• **SUPPLIED DATA**:
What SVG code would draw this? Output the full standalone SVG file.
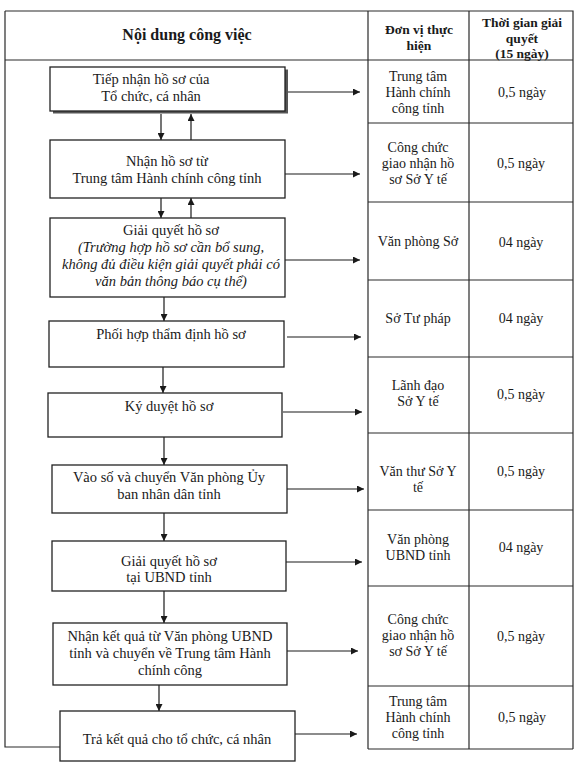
<svg xmlns="http://www.w3.org/2000/svg" width="576" height="768" viewBox="0 0 576 768">
<defs>
<marker id="ah" viewBox="0 0 10 10" refX="10" refY="5" markerWidth="7" markerHeight="7" markerUnits="userSpaceOnUse" orient="auto">
<path d="M0,0 L10,5 L0,10 Z" fill="#1a1a1a"/>
</marker>
<style>
.t{font-family:"Liberation Serif","Times New Roman",serif;font-size:14.5px;fill:#1a1a1a;text-anchor:middle}
.ti{font-style:italic}
.r{font-size:14px}
.h{font-weight:bold;font-size:13.5px}
.hb{font-weight:bold;font-size:16px}
.ln{stroke:#2a2a2a;stroke-width:1.2;fill:none}
.box{fill:#fff;stroke:#222;stroke-width:1.3}
.c{stroke:#1a1a1a;stroke-width:1.2;fill:none;marker-end:url(#ah)}
</style>
</defs>
<rect width="576" height="768" fill="#fff"/>
<g id="table">
<path class="ln" d="M5,11 H573 V749 M5,11 V747 H62 M368,11 V749 M469,11 V749 M5,60 H573 M368,749 H573"/>
<path class="ln" d="M368,123 H573 M368,202 H573 M368,280 H573 M368,357 H573 M368,433 H573 M368,510 H573 M368,586 H573 M368,686 H573"/>
<text class="t hb" x="187" y="40">Nội dung công việc</text>
<text class="t h" x="419" y="34">Đơn vị thực</text>
<text class="t h" x="419" y="50">hiện</text>
<text class="t h" x="522" y="27">Thời gian giải</text>
<text class="t h" x="522" y="43">quyết</text>
<text class="t h" x="522" y="58">(15 ngày)</text>
</g>
<g id="units">
<text class="t r" x="418" y="81">Trung tâm</text>
<text class="t r" x="418" y="97">Hành chính</text>
<text class="t r" x="418" y="113">công tỉnh</text>
<text class="t r" x="522" y="97">0,5 ngày</text>
<text class="t r" x="418" y="152">Công chức</text>
<text class="t r" x="418" y="168">giao nhận hồ</text>
<text class="t r" x="418" y="184">sơ Sở Y tế</text>
<text class="t r" x="521" y="168">0,5 ngày</text>
<text class="t r" x="418" y="246">Văn phòng Sở</text>
<text class="t r" x="521" y="247">04 ngày</text>
<text class="t r" x="418" y="323">Sở Tư pháp</text>
<text class="t r" x="521" y="323">04 ngày</text>
<text class="t r" x="418" y="390">Lãnh đạo</text>
<text class="t r" x="418" y="406">Sở Y tế</text>
<text class="t r" x="521" y="399">0,5 ngày</text>
<text class="t r" x="418" y="476">Văn thư Sở Y</text>
<text class="t r" x="418" y="492">tế</text>
<text class="t r" x="521" y="476">0,5 ngày</text>
<text class="t r" x="418" y="544">Văn phòng</text>
<text class="t r" x="418" y="560">UBND tỉnh</text>
<text class="t r" x="521" y="552">04 ngày</text>
<text class="t r" x="418" y="624">Công chức</text>
<text class="t r" x="418" y="640">giao nhận hồ</text>
<text class="t r" x="418" y="656">sơ Sở Y tế</text>
<text class="t r" x="521" y="641">0,5 ngày</text>
<text class="t r" x="418" y="706">Trung tâm</text>
<text class="t r" x="418" y="722">Hành chính</text>
<text class="t r" x="418" y="738">công tỉnh</text>
<text class="t r" x="522" y="722">0,5 ngày</text>
</g>
<g id="connectors">
<path class="c" d="M161,114 V140"/>
<path class="c" d="M191,140 V114"/>
<path class="c" d="M161,198 V218"/>
<path class="c" d="M191,218 V198"/>
<path class="c" d="M164,297 V321"/>
<path class="c" d="M163,367 V393"/>
<path class="c" d="M164,437 V465"/>
<path class="c" d="M164,513 V541"/>
<path class="c" d="M164,591 V623"/>
<path class="c" d="M159,685 V711"/>
<path class="c" d="M286,92 H360"/>
<path class="c" d="M285,174 H360"/>
<path class="c" d="M285,260 H360"/>
<path class="c" d="M287,337 H361"/>
<path class="c" d="M283,412 H362"/>
<path class="c" d="M287,489 H364"/>
<path class="c" d="M286,562 H362"/>
<path class="c" d="M287,651 H358"/>
<path class="c" d="M295,734 H357"/>
</g>
<g id="n1">
<rect x="53" y="69.5" width="235" height="44" fill="#555"/>
<rect class="box" x="50" y="67" width="235" height="44"/>
<text class="t" x="151" y="84">Tiếp nhận hồ sơ của</text>
<text class="t" x="151" y="101">Tổ chức, cá nhân</text>
</g>
<g id="n2">
<rect class="box" x="50" y="140" width="235" height="58"/>
<text class="t" x="167" y="166">Nhận hồ sơ từ</text>
<text class="t" x="167" y="183">Trung tâm Hành chính công tỉnh</text>
</g>
<g id="n3">
<rect class="box" x="50" y="218" width="235" height="79"/>
<text class="t" x="171" y="235">Giải quyết hồ sơ</text>
<text class="t ti" x="171" y="252">(Trường hợp hồ sơ cần bổ sung,</text>
<text class="t ti" x="171" y="269">không đủ điều kiện giải quyết phải có</text>
<text class="t ti" x="171" y="286">văn bản thông báo cụ thể)</text>
</g>
<g id="n4">
<rect class="box" x="49" y="321" width="235" height="46"/>
<text class="t" x="171" y="339">Phối hợp thẩm định hồ sơ</text>
</g>
<g id="n5">
<rect class="box" x="48" y="393" width="234" height="44"/>
<text class="t" x="169" y="411">Ký duyệt hồ sơ</text>
</g>
<g id="n6">
<rect class="box" x="52" y="465" width="235" height="48"/>
<text class="t" x="169" y="482">Vào số và chuyển Văn phòng Ủy</text>
<text class="t" x="169" y="499">ban nhân dân tỉnh</text>
</g>
<g id="n7">
<rect class="box" x="52" y="541" width="234" height="50"/>
<text class="t" x="169" y="566">Giải quyết hồ sơ</text>
<text class="t" x="169" y="582">tại UBND tỉnh</text>
</g>
<g id="n8">
<rect class="box" x="53" y="623" width="234" height="62"/>
<text class="t" x="170" y="641">Nhận kết quả từ Văn phòng UBND</text>
<text class="t" x="170" y="658">tỉnh và chuyển về Trung tâm Hành</text>
<text class="t" x="170" y="675">chính công</text>
</g>
<g id="n9">
<rect class="box" x="60" y="711" width="235" height="50"/>
<text class="t" x="177" y="744">Trả kết quả cho tổ chức, cá nhân</text>
</g>
</svg>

• **PROMPT**:
Leave the images out, please, and restate each line word for word.

• **FINAL RESULT**:
What SVG code would draw this? Output the full standalone SVG file.
<svg xmlns="http://www.w3.org/2000/svg" width="576" height="768" viewBox="0 0 576 768">
<defs>
<marker id="ah" viewBox="0 0 10 10" refX="10" refY="5" markerWidth="7" markerHeight="7" markerUnits="userSpaceOnUse" orient="auto">
<path d="M0,0 L10,5 L0,10 Z" fill="#1a1a1a"/>
</marker>
<style>
.t{font-family:"Liberation Serif","Times New Roman",serif;font-size:14.5px;fill:#1a1a1a;text-anchor:middle}
.ti{font-style:italic}
.r{font-size:14px}
.h{font-weight:bold;font-size:13.5px}
.hb{font-weight:bold;font-size:16px}
.ln{stroke:#2a2a2a;stroke-width:1.2;fill:none}
.box{fill:#fff;stroke:#222;stroke-width:1.3}
.c{stroke:#1a1a1a;stroke-width:1.2;fill:none;marker-end:url(#ah)}
</style>
</defs>
<rect width="576" height="768" fill="#fff"/>
<g id="table">
<path class="ln" d="M5,11 H573 V749 M5,11 V747 H62 M368,11 V749 M469,11 V749 M5,60 H573 M368,749 H573"/>
<path class="ln" d="M368,123 H573 M368,202 H573 M368,280 H573 M368,357 H573 M368,433 H573 M368,510 H573 M368,586 H573 M368,686 H573"/>
<text class="t hb" x="187" y="40">Nội dung công việc</text>
<text class="t h" x="419" y="34">Đơn vị thực</text>
<text class="t h" x="419" y="50">hiện</text>
<text class="t h" x="522" y="27">Thời gian giải</text>
<text class="t h" x="522" y="43">quyết</text>
<text class="t h" x="522" y="58">(15 ngày)</text>
</g>
<g id="units">
<text class="t r" x="418" y="81">Trung tâm</text>
<text class="t r" x="418" y="97">Hành chính</text>
<text class="t r" x="418" y="113">công tỉnh</text>
<text class="t r" x="522" y="97">0,5 ngày</text>
<text class="t r" x="418" y="152">Công chức</text>
<text class="t r" x="418" y="168">giao nhận hồ</text>
<text class="t r" x="418" y="184">sơ Sở Y tế</text>
<text class="t r" x="521" y="168">0,5 ngày</text>
<text class="t r" x="418" y="246">Văn phòng Sở</text>
<text class="t r" x="521" y="247">04 ngày</text>
<text class="t r" x="418" y="323">Sở Tư pháp</text>
<text class="t r" x="521" y="323">04 ngày</text>
<text class="t r" x="418" y="390">Lãnh đạo</text>
<text class="t r" x="418" y="406">Sở Y tế</text>
<text class="t r" x="521" y="399">0,5 ngày</text>
<text class="t r" x="418" y="476">Văn thư Sở Y</text>
<text class="t r" x="418" y="492">tế</text>
<text class="t r" x="521" y="476">0,5 ngày</text>
<text class="t r" x="418" y="544">Văn phòng</text>
<text class="t r" x="418" y="560">UBND tỉnh</text>
<text class="t r" x="521" y="552">04 ngày</text>
<text class="t r" x="418" y="624">Công chức</text>
<text class="t r" x="418" y="640">giao nhận hồ</text>
<text class="t r" x="418" y="656">sơ Sở Y tế</text>
<text class="t r" x="521" y="641">0,5 ngày</text>
<text class="t r" x="418" y="706">Trung tâm</text>
<text class="t r" x="418" y="722">Hành chính</text>
<text class="t r" x="418" y="738">công tỉnh</text>
<text class="t r" x="522" y="722">0,5 ngày</text>
</g>
<g id="connectors">
<path class="c" d="M161,114 V140"/>
<path class="c" d="M191,140 V114"/>
<path class="c" d="M161,198 V218"/>
<path class="c" d="M191,218 V198"/>
<path class="c" d="M164,297 V321"/>
<path class="c" d="M163,367 V393"/>
<path class="c" d="M164,437 V465"/>
<path class="c" d="M164,513 V541"/>
<path class="c" d="M164,591 V623"/>
<path class="c" d="M159,685 V711"/>
<path class="c" d="M286,92 H360"/>
<path class="c" d="M285,174 H360"/>
<path class="c" d="M285,260 H360"/>
<path class="c" d="M287,337 H361"/>
<path class="c" d="M283,412 H362"/>
<path class="c" d="M287,489 H364"/>
<path class="c" d="M286,562 H362"/>
<path class="c" d="M287,651 H358"/>
<path class="c" d="M295,734 H357"/>
</g>
<g id="n1">
<rect x="53" y="69.5" width="235" height="44" fill="#555"/>
<rect class="box" x="50" y="67" width="235" height="44"/>
<text class="t" x="151" y="84">Tiếp nhận hồ sơ của</text>
<text class="t" x="151" y="101">Tổ chức, cá nhân</text>
</g>
<g id="n2">
<rect class="box" x="50" y="140" width="235" height="58"/>
<text class="t" x="167" y="166">Nhận hồ sơ từ</text>
<text class="t" x="167" y="183">Trung tâm Hành chính công tỉnh</text>
</g>
<g id="n3">
<rect class="box" x="50" y="218" width="235" height="79"/>
<text class="t" x="171" y="235">Giải quyết hồ sơ</text>
<text class="t ti" x="171" y="252">(Trường hợp hồ sơ cần bổ sung,</text>
<text class="t ti" x="171" y="269">không đủ điều kiện giải quyết phải có</text>
<text class="t ti" x="171" y="286">văn bản thông báo cụ thể)</text>
</g>
<g id="n4">
<rect class="box" x="49" y="321" width="235" height="46"/>
<text class="t" x="171" y="339">Phối hợp thẩm định hồ sơ</text>
</g>
<g id="n5">
<rect class="box" x="48" y="393" width="234" height="44"/>
<text class="t" x="169" y="411">Ký duyệt hồ sơ</text>
</g>
<g id="n6">
<rect class="box" x="52" y="465" width="235" height="48"/>
<text class="t" x="169" y="482">Vào số và chuyển Văn phòng Ủy</text>
<text class="t" x="169" y="499">ban nhân dân tỉnh</text>
</g>
<g id="n7">
<rect class="box" x="52" y="541" width="234" height="50"/>
<text class="t" x="169" y="566">Giải quyết hồ sơ</text>
<text class="t" x="169" y="582">tại UBND tỉnh</text>
</g>
<g id="n8">
<rect class="box" x="53" y="623" width="234" height="62"/>
<text class="t" x="170" y="641">Nhận kết quả từ Văn phòng UBND</text>
<text class="t" x="170" y="658">tỉnh và chuyển về Trung tâm Hành</text>
<text class="t" x="170" y="675">chính công</text>
</g>
<g id="n9">
<rect class="box" x="60" y="711" width="235" height="50"/>
<text class="t" x="177" y="744">Trả kết quả cho tổ chức, cá nhân</text>
</g>
</svg>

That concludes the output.